Audi bewahrte das hier gezeigte Modell bis 2014 in seinem Museum auf. Dann erwarb sein ehemaliger Fahrer und heutige Rennstallbesitzer Hupert Haupt den V8. Und gab ihn für eine professionelle Restaurierung in den Audi Sport-Farben der Saison 1991 in die kundigen Hände von Imgrund Motorsport aus Hüttenhausen (Landkreis Eichstätt, Oberbayern). Nun mit einem 4,2-Liter-Motor bestückt, der ein höheres Drehmoment bei zugleich etwas niedrigerer Höchstdrehzahl abgibt, ist dieser ikonische Tourenwagen noch nicht bereit, seine Slicks an den Nagel zu hängen. Er wird zusammen mit einem umfangreichen Ersatzteilpaket verkauft, das unter anderem den Original-Rennmotor, zwei Ersatzfelgensätze, einen Kabelbaum, eine komplette Bremsanlage und einen originalgetreuen Laptop zum Herunterladen von Daten umfasst. Sein nächster Besitzer wird alles haben, was er braucht, um noch einmal Rennen zu fahren. Denn der Audi verfügt über einen FIA Historical Technical Pass und wird zweifellos zu den zahlreichen historischen und Youngtimer-Tourenwagenevents zugelassen – allen voran die Läufe zur DTM Classic.

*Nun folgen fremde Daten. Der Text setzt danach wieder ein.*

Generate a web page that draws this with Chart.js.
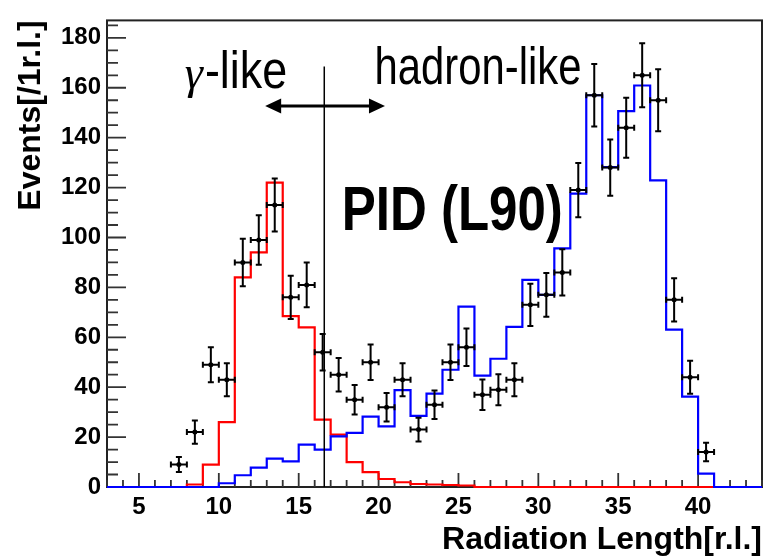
<!DOCTYPE html>
<html>
<head>
<meta charset="utf-8">
<script src="https://cdn.jsdelivr.net/npm/chart.js@4.4.0/dist/chart.umd.min.js"></script>
<style>
  html, body { margin: 0; padding: 0; background: #fff; }
  canvas { display: block; }
</style>
</head>
<body>
<canvas id="pid-chart" width="766" height="556"></canvas>
<script>
// bin edges of the histograms (1 r.l. bins)
const binEdges = [3, 4, 5, 6, 7, 8, 9, 10, 11, 12, 13, 14, 15, 16, 17, 18, 19, 20, 21, 22, 23,
                  24, 25, 26, 27, 28, 29, 30, 31, 32, 33, 34, 35, 36, 37, 38, 39, 40, 41, 42, 43, 44];

// gamma MC (red), one value per bin
const gammaMC = [0, 0, 0, 0, 0, 1, 9, 26, 84, 94, 122, 68.5, 64, 27, 21, 10, 6, 3.2, 1.9, 1.2, 1,
                 0.8, 0.6, 0, 0, 0, 0, 0, 0, 0, 0, 0, 0, 0, 0, 0, 0, 0, 0, 0, 0];

// hadron MC (blue), one value per bin
const hadronMC = [0, 0, 0, 0, 0, 0, 0, 1.5, 4.7, 7.8, 11.4, 10.3, 17, 15, 20.3, 21.7, 28.2, 24.3, 38.8, 28.5,
                  37.4, 47, 72.3, 44.6, 51.4, 64.2, 83, 77, 95.6, 117.6, 157, 128.2, 150.6, 160.9, 122.9,
                  63.1, 36.2, 5.4, 0, 0, 0];

// observed events (bin centres), with errors
const dataX = [7.5, 8.5, 9.5, 10.5, 11.5, 12.5, 13.5, 14.5, 15.5, 16.5, 17.5, 18.5, 19.5, 20.5, 21.5, 22.5, 23.5,
               24.5, 25.5, 26.5, 27.5, 28.5, 29.5, 30.5, 31.5, 32.5, 33.5, 34.5, 35.5, 36.5, 37.5, 38.5, 39.5, 40.5];
const dataY = [9, 22, 49, 43, 90, 99, 113, 76, 81, 54, 45, 35, 50, 32, 43, 23, 33,
               50, 56, 37, 39, 43, 73, 77, 86, 119, 157, 128, 144, 165, 155, 75, 44, 14];
const dataErr = [3, 4.7, 7, 6.6, 9.5, 9.9, 10.6, 8.7, 9, 7.3, 6.7, 5.9, 7.1, 5.7, 6.6, 4.8, 5.7,
                 7.1, 7.5, 6.1, 6.2, 6.6, 8.5, 8.8, 9.3, 10.9, 12.5, 11.3, 12, 12.8, 12.4, 8.7, 6.6, 3.7];

// axis tick labels
const xTickValues = [5, 10, 15, 20, 25, 30, 35, 40];
const yTickValues = [0, 20, 40, 60, 80, 100, 120, 140, 160, 180];

const PID_CUT = 16.6;
const FONT = "'Liberation Sans', Arial, sans-serif";

function stepData(values) {
    const pts = values.map((v, i) => ({ x: binEdges[i], y: v }));
    pts.push({ x: binEdges[values.length], y: values[values.length - 1] });
    return pts;
}

// narrow text, like the ROOT TLatex in the picture
function narrowText(ctx, text, x, y, font, sx) {
    ctx.save();
    ctx.translate(x, y);
    ctx.scale(sx, 1);
    ctx.font = font;
    ctx.fillStyle = '#000';
    ctx.textBaseline = 'alphabetic';
    ctx.fillText(text, 0, 0);
    ctx.restore();
}

const rootFramePlugin = {
    id: 'rootFrame',
    beforeDatasetsDraw(chart) {
        const ctx = chart.ctx;
        const xs = chart.scales.x, ys = chart.scales.y;
        const area = chart.chartArea;
        ctx.save();
        // frame
        ctx.strokeStyle = '#222';
        ctx.lineWidth = 2;
        ctx.strokeRect(area.left, area.top, area.right - area.left, area.bottom - area.top);

        // tick marks, drawn inside the frame
        ctx.lineWidth = 1.8;
        ctx.strokeStyle = '#333';
        ctx.beginPath();
        for (let v = 0; v <= 185; v += 5) {
            const py = ys.getPixelForValue(v);
            ctx.moveTo(area.left, py);
            ctx.lineTo(area.left + (v % 20 === 0 ? 19 : 11), py);
        }
        for (let v = 3; v <= 44; v += 1) {
            const px = xs.getPixelForValue(v);
            ctx.moveTo(px, area.bottom);
            ctx.lineTo(px, area.bottom - (v % 5 === 0 ? 14 : 7));
        }
        ctx.stroke();
        ctx.restore();
    },
    afterDatasetsDraw(chart) {
        const ctx = chart.ctx;
        const xs = chart.scales.x, ys = chart.scales.y;
        const area = chart.chartArea;

        // error bars
        ctx.save();
        ctx.strokeStyle = '#000';
        ctx.lineWidth = 2;
        dataX.forEach((xv, i) => {
            const px = xs.getPixelForValue(xv);
            const py = ys.getPixelForValue(dataY[i]);
            const top = ys.getPixelForValue(dataY[i] + dataErr[i]);
            const bot = ys.getPixelForValue(dataY[i] - dataErr[i]);
            const l = xs.getPixelForValue(xv - 0.5), r = xs.getPixelForValue(xv + 0.5);
            ctx.beginPath();
            ctx.moveTo(px, top); ctx.lineTo(px, bot);
            ctx.moveTo(l, py); ctx.lineTo(r, py);
            ctx.moveTo(px - 3, top); ctx.lineTo(px + 3, top);
            ctx.moveTo(px - 3, bot); ctx.lineTo(px + 3, bot);
            ctx.moveTo(l, py - 3); ctx.lineTo(l, py + 3);
            ctx.moveTo(r, py - 3); ctx.lineTo(r, py + 3);
            ctx.stroke();
        });

        // cut line
        ctx.lineWidth = 1.5;
        ctx.beginPath();
        const cx = xs.getPixelForValue(PID_CUT);
        ctx.moveTo(cx, ys.getPixelForValue(168.5));
        ctx.lineTo(cx, area.bottom);
        ctx.stroke();

        // double arrow
        const ay = ys.getPixelForValue(152.7);
        const a1 = xs.getPixelForValue(12.9), a2 = xs.getPixelForValue(20.4);
        ctx.lineWidth = 3;
        ctx.beginPath();
        ctx.moveTo(a1 + 10, ay); ctx.lineTo(a2 - 10, ay);
        ctx.stroke();
        ctx.fillStyle = '#000';
        ctx.beginPath();
        ctx.moveTo(a1, ay); ctx.lineTo(a1 + 16, ay - 7.5); ctx.lineTo(a1 + 16, ay + 7.5); ctx.closePath();
        ctx.moveTo(a2, ay); ctx.lineTo(a2 - 16, ay - 7.5); ctx.lineTo(a2 - 16, ay + 7.5); ctx.closePath();
        ctx.fill();

        // labels
        const gx = xs.getPixelForValue(7.87), gy = ys.getPixelForValue(160);
        ctx.font = "italic 46px 'Liberation Serif', serif";
        ctx.fillText('\u03b3', gx, gy);
        const gw = ctx.measureText('\u03b3').width;
        narrowText(ctx, '-like', gx + gw + 2, gy, '51px ' + FONT, 0.88);
        narrowText(ctx, 'hadron-like', xs.getPixelForValue(19.75), ys.getPixelForValue(161.4), '51px ' + FONT, 0.82);
        narrowText(ctx, 'PID (L90)', xs.getPixelForValue(17.69), ys.getPixelForValue(102.8), 'bold 63px ' + FONT, 0.81);
        ctx.restore();
    }
};

const histStyle = { stepped: 'before', borderWidth: 2.2, pointRadius: 0, fill: false, clip: 4 };

new Chart(document.getElementById('pid-chart').getContext('2d'), {
    type: 'line',
    data: {
        datasets: [
            {
                type: 'scatter',
                data: dataX.map((x, i) => ({ x: x, y: dataY[i] })),
                pointRadius: 2.5,
                pointBackgroundColor: '#000',
                pointBorderColor: '#000',
                pointBorderWidth: 0
            },
            Object.assign({ data: stepData(hadronMC), borderColor: '#0000ff' }, histStyle),
            Object.assign({ data: stepData(gammaMC), borderColor: '#ff0000' }, histStyle)
        ]
    },
    options: {
        responsive: false,
        animation: false,
        devicePixelRatio: 1,
        layout: { padding: { left: 0, top: 15, right: 3, bottom: 0 } },
        plugins: { legend: { display: false }, tooltip: { enabled: false } },
        scales: {
            x: {
                type: 'linear',
                min: 3,
                max: 44,
                afterFit: s => { s.height = 69; },
                afterBuildTicks: s => { s.ticks = xTickValues.map(v => ({ value: v })); },
                grid: { display: false, drawTicks: false },
                border: { display: false },
                ticks: {
                    font: { family: FONT, size: 24, weight: 'bold' },
                    color: '#000',
                    padding: 6,
                    maxRotation: 0,
                    autoSkip: false
                },
                title: {
                    display: true,
                    text: 'Radiation Length[r.l.]',
                    align: 'end',
                    color: '#000',
                    padding: 0,
                    font: { family: FONT, size: 32, weight: 'bold', lineHeight: 1 }
                }
            },
            y: {
                min: 0,
                max: 187,
                afterFit: s => { s.width = 107; },
                afterBuildTicks: s => { s.ticks = yTickValues.map(v => ({ value: v })); },
                grid: { display: false, drawTicks: false },
                border: { display: false },
                ticks: {
                    font: { family: FONT, size: 24, weight: 'bold' },
                    color: '#000',
                    padding: 6
                },
                title: {
                    display: true,
                    text: 'Events[/1r.l.]',
                    align: 'end',
                    color: '#000',
                    padding: { top: 15, bottom: 0 },
                    font: { family: FONT, size: 32, weight: 'bold', lineHeight: 1 }
                }
            }
        }
    },
    plugins: [rootFramePlugin]
});
</script>
</body>
</html>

Dankt man an schnelle Audis aus vergangenen Zeiten, kommen einem sofort die Schotterpisten des Ur-Quattro in den Sinn. Aber Audi hat sich in jener Zeit in vielen Disziplinen des Motorsports versucht. Um der Welt zu beweisen, dass die vier Ringe eine Kraft sind, mit der man rechnen muss. Zum Leidwesen der DTM zog sich Audi im Jahr 2020 bekanntlich vollständig aus der Meisterschaft zurück. Sie ist auch heute noch eine beliebte Rennserie, wenngleich mit GT-3-Fahrzeugen statt Tourenwagen ausgetragen. Wodurch es unwahrscheinlich ist, dass wir in baldiger Zukunft nochmal eine 1.300 kg schwere, feuerspeiende V8-Limousine auf den Rennpisten sehen werden. Das verstärkt nur die Zuneigung, die so viele von uns für diese Gruppe-A-Rennwagen hegen. Denn es ist ein Auto, das bereit ist zu kämpfen, sei es auf den härtesten Rennstrecken der Welt oder auf dem Supermarktparkplatz. Dieses fantastische Stück des Audi-Motorsport-Erbes wird bei der kommenden RM Sotheby’s Monaco Sale vom 11. Mai versteigert.